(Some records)
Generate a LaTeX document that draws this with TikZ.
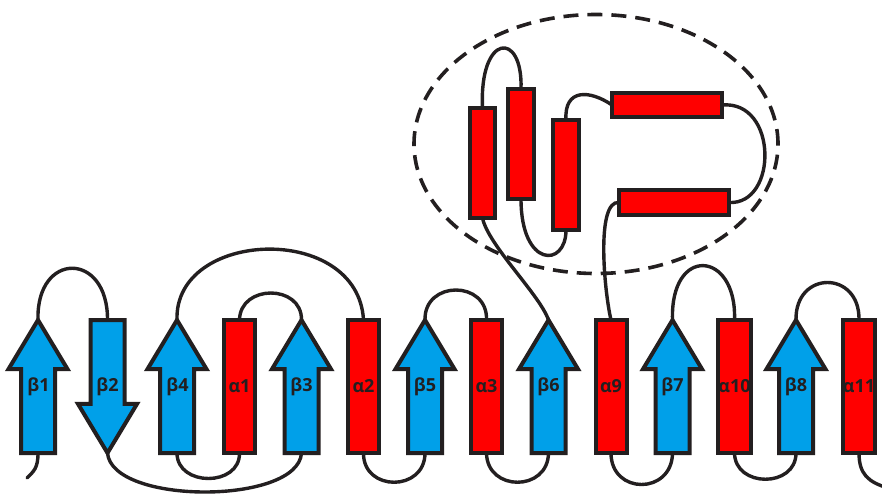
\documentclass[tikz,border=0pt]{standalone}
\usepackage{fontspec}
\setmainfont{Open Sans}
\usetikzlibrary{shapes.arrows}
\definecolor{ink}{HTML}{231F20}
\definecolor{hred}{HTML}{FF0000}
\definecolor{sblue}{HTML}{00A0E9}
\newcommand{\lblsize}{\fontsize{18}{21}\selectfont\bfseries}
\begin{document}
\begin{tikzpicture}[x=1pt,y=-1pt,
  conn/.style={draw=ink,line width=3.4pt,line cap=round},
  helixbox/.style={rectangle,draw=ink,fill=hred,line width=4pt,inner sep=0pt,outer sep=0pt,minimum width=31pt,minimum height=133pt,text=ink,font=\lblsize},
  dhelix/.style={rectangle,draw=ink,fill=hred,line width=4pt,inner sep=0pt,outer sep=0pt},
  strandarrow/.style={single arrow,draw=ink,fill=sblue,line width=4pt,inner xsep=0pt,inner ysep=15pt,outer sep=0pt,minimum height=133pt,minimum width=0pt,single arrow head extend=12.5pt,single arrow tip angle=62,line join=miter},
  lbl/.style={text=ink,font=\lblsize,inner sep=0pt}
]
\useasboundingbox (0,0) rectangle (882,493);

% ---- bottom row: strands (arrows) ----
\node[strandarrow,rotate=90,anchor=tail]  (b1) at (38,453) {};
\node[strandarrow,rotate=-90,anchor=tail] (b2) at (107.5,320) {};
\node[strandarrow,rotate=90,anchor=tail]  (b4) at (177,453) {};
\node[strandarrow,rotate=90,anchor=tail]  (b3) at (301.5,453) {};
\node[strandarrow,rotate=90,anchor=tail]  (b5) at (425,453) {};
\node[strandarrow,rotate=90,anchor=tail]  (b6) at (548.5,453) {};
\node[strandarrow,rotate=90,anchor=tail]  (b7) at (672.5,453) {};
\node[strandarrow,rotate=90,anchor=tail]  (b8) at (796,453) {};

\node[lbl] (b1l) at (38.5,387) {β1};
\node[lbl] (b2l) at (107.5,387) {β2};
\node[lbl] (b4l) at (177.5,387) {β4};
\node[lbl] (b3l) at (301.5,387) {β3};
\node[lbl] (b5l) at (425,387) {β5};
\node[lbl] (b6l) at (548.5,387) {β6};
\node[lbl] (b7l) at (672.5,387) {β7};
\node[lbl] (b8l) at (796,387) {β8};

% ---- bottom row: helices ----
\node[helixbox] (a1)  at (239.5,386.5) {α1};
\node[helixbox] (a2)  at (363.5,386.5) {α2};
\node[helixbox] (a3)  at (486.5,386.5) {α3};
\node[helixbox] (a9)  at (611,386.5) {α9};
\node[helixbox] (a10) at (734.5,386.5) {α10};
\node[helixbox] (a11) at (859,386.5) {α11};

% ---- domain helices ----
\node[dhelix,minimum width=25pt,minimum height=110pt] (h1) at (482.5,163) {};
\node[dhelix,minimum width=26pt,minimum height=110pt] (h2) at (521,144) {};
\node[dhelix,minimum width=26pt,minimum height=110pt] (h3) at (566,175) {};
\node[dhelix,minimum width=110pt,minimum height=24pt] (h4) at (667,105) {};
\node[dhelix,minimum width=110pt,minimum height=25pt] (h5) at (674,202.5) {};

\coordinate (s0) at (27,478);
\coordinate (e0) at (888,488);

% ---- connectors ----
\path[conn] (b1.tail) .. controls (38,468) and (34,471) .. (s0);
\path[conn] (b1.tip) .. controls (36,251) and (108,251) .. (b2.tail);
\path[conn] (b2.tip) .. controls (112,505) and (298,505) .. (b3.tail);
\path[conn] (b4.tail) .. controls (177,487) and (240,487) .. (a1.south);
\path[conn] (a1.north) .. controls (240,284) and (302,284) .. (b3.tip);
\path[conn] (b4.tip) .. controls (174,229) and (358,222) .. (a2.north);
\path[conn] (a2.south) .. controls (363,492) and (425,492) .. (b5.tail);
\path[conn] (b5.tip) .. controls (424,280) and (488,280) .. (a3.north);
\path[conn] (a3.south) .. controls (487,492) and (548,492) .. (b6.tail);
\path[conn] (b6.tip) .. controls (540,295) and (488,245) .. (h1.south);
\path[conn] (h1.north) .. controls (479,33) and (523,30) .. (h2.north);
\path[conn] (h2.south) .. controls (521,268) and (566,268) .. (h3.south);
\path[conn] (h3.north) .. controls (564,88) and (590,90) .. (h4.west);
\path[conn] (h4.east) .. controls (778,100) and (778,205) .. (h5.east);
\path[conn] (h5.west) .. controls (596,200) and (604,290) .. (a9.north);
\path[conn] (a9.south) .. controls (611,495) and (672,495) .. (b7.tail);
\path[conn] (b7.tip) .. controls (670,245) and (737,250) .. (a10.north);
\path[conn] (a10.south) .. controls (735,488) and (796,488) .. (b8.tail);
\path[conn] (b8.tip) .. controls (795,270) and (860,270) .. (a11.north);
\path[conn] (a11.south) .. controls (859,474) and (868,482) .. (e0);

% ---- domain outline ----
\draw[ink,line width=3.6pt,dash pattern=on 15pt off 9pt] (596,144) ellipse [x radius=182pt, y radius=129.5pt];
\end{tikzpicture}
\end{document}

* * *

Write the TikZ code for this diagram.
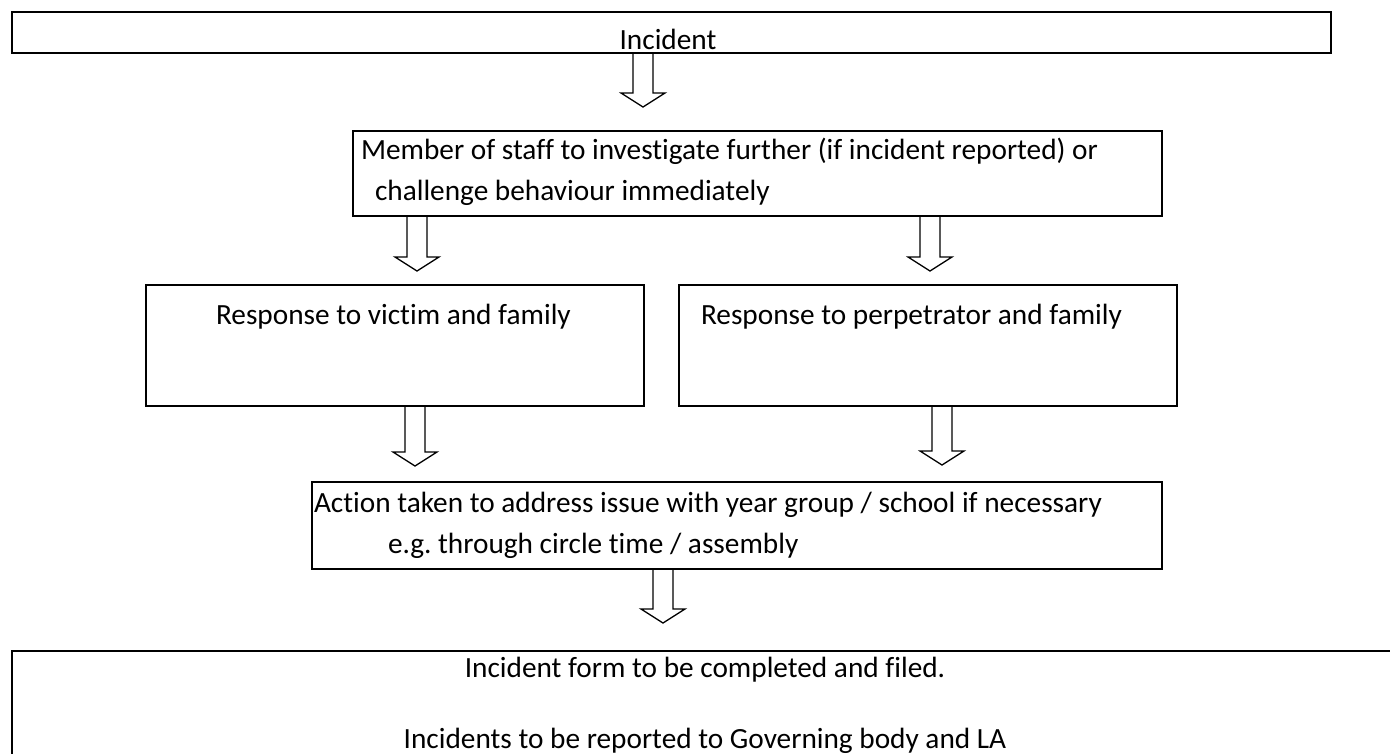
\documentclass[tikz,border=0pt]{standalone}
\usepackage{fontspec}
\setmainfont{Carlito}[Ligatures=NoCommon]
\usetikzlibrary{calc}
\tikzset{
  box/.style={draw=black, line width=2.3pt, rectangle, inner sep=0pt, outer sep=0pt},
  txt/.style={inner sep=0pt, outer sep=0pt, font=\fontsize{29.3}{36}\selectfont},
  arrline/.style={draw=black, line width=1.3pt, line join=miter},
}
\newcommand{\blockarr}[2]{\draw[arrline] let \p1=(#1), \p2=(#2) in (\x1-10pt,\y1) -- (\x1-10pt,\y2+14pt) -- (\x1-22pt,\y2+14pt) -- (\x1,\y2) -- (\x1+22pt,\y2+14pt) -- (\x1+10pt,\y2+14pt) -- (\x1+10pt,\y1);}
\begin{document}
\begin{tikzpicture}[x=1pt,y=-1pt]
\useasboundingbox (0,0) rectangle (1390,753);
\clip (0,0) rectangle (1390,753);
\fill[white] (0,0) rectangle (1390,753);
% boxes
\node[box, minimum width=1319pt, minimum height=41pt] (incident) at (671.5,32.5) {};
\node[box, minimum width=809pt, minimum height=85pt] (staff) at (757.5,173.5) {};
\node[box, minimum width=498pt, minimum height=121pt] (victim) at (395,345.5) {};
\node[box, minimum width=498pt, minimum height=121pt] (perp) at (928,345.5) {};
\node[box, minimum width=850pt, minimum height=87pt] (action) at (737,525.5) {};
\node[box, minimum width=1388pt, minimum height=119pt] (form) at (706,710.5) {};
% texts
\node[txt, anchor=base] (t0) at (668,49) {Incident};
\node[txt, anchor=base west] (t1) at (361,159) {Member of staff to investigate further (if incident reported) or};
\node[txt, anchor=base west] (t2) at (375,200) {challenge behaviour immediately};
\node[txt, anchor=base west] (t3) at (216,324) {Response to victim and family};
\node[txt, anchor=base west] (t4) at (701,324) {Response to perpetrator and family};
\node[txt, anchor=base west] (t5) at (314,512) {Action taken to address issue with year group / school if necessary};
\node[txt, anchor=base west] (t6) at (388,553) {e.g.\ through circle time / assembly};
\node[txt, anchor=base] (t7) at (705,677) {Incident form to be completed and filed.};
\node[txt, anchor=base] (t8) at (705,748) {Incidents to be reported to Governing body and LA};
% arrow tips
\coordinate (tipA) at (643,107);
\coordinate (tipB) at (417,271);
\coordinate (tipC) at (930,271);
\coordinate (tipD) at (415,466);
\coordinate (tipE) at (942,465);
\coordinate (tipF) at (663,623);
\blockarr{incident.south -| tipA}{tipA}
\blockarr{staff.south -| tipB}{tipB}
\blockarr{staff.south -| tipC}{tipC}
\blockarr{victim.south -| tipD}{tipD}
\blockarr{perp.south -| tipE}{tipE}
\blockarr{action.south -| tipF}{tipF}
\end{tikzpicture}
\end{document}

Work to do: Copy exactly the stretch of lines from the one containing "Generate a LaTeX" through the one containing "(b8l) at (796,387)", both included. Leave out any pictures.

Full solution:
Generate a LaTeX document that draws this with TikZ.
\documentclass[tikz,border=0pt]{standalone}
\usepackage{fontspec}
\setmainfont{Open Sans}
\usetikzlibrary{shapes.arrows}
\definecolor{ink}{HTML}{231F20}
\definecolor{hred}{HTML}{FF0000}
\definecolor{sblue}{HTML}{00A0E9}
\newcommand{\lblsize}{\fontsize{18}{21}\selectfont\bfseries}
\begin{document}
\begin{tikzpicture}[x=1pt,y=-1pt,
  conn/.style={draw=ink,line width=3.4pt,line cap=round},
  helixbox/.style={rectangle,draw=ink,fill=hred,line width=4pt,inner sep=0pt,outer sep=0pt,minimum width=31pt,minimum height=133pt,text=ink,font=\lblsize},
  dhelix/.style={rectangle,draw=ink,fill=hred,line width=4pt,inner sep=0pt,outer sep=0pt},
  strandarrow/.style={single arrow,draw=ink,fill=sblue,line width=4pt,inner xsep=0pt,inner ysep=15pt,outer sep=0pt,minimum height=133pt,minimum width=0pt,single arrow head extend=12.5pt,single arrow tip angle=62,line join=miter},
  lbl/.style={text=ink,font=\lblsize,inner sep=0pt}
]
\useasboundingbox (0,0) rectangle (882,493);

% ---- bottom row: strands (arrows) ----
\node[strandarrow,rotate=90,anchor=tail]  (b1) at (38,453) {};
\node[strandarrow,rotate=-90,anchor=tail] (b2) at (107.5,320) {};
\node[strandarrow,rotate=90,anchor=tail]  (b4) at (177,453) {};
\node[strandarrow,rotate=90,anchor=tail]  (b3) at (301.5,453) {};
\node[strandarrow,rotate=90,anchor=tail]  (b5) at (425,453) {};
\node[strandarrow,rotate=90,anchor=tail]  (b6) at (548.5,453) {};
\node[strandarrow,rotate=90,anchor=tail]  (b7) at (672.5,453) {};
\node[strandarrow,rotate=90,anchor=tail]  (b8) at (796,453) {};

\node[lbl] (b1l) at (38.5,387) {β1};
\node[lbl] (b2l) at (107.5,387) {β2};
\node[lbl] (b4l) at (177.5,387) {β4};
\node[lbl] (b3l) at (301.5,387) {β3};
\node[lbl] (b5l) at (425,387) {β5};
\node[lbl] (b6l) at (548.5,387) {β6};
\node[lbl] (b7l) at (672.5,387) {β7};
\node[lbl] (b8l) at (796,387) {β8};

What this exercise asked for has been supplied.